Diageo spokesman Lorenzo Lopez told us late last night that Diageo looks forward to working with DISCUS and its member companies of issues of mutual interest. But, he said in a statement, "we have chosen to focus our resources on key strategic priorities which we would like to pursue."
These three key priorities are (1) educating consumers about responsible consumption through Responsibility.org, (2) facilitating access by all to the spirits industry for greater diversity, equity and inclusion, and (3) helping ensure business and the industry are environmentally sustainable by design.
Those priorities seem to be much of what DISCUS is working on
Diageo said it will continue to participate in DISCUS' work with Pronghorn, which seeks to increase representation for the Black community in the U.S. spirits industry. The DISCUS-Pronghorn partnership, announced May 22, seeks to gain commitments from suppliers, distributors and retailers to fill 1,800 positions over the next 10 years, identifying candidates to fill positions from internships to the executive level.
In announcing the Pronghorn partnership, DISCUS cited Pronghorn research that while Black Americans represent 12% of alcohol consumers across categories, they make up just 7.8% of the sector’s labor force and 2% of executives in the industry.
What Diageo hasn't said it will be doing is working with DISCUS on the DISCUS Academy, which provides education and training for industry member, the principal beneficiaries being smaller distillers. Nor is it working with DISCUS on the Craft Distiller Sustainability Taskforce which seeks to help craft distillers "collaborate and share effective strategies for maximizing resource utilization and eliminating waste at every step of the production process."
One observer noted that Responsibility.org and the Pronghorn partnership are both public-facing. But some of the other recent DISCUS initiatives, especially the DISCUS Academy could be viewed as more inward facing – and helping Diageo's smaller competitors.
For its part, DISCUS President/CEO Chris Swonger said the organization remains "steadfast in our ambition to continue to drive historic growth for all three tiers of our industry and continue our proven track record of collaboration and alignment. We are firmly focused on the future and will continue to promote consumer convenience, support our effective three-tier system, and seek to eliminate unfair tax discrimination.
“Over the past three years, DISCUS has significantly expanded its membership, and we have created a new partner program to extend our advocacy efforts. Broadening our organization has enabled our advocacy successes and made DISCUS stronger," Swonger said, adding:
“We acknowledge Diageo’s decision and express thanks and appreciation for their significant contributions over the years, working alongside DISCUS and their peers to help modernize the marketplace for the distilled spirits industry.”

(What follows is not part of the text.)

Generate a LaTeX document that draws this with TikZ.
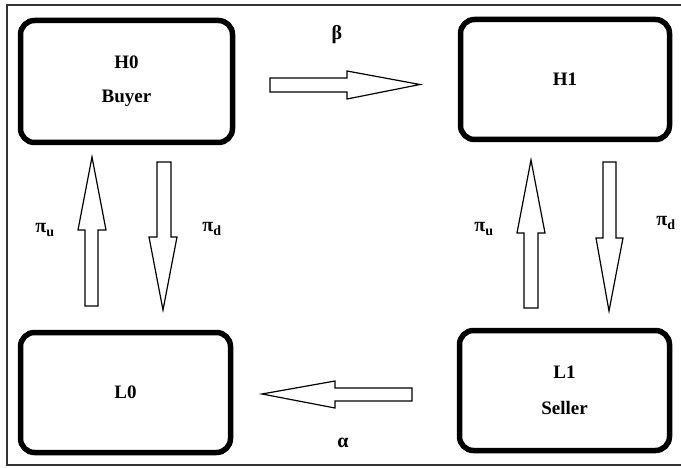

If Diageo's decision to leave DISCUS is really a protest against it helping craft distillers, the question is, is it a wise move? The beer industry's history may provide some insight on that.
The Beer Institute, which represents large brewers, makes no effort to provide educational or technical support to craft brewers. Lacking help from Big Beer, craft brewers created the Brewers Association. The result: the number of operating craft breweries has climbed to 9,118 and craft beer represents 13.1% of the beer market by volume and 8% by dollar sales.
To be sure, there may be other explanations for Diageo's decision to leave DISCUS. Maybe Chris Swonger and Debra Crew, who is moving from the top Diageo exec in the Americas to the No. 2 position for Diageo worldwide had a falling out. Maybe the decline in the value of the British Pound played a role.
A Diageo spokesman told us late Monday night the decision was "strictly a "Diageo North America decision and really about being laser-focused on the commitments we’ve made." And helping craft distillers succeed through the DISCUS Academy and the Craft Distiller Sustainability Council may not be among the highest priorities for Diageo North America.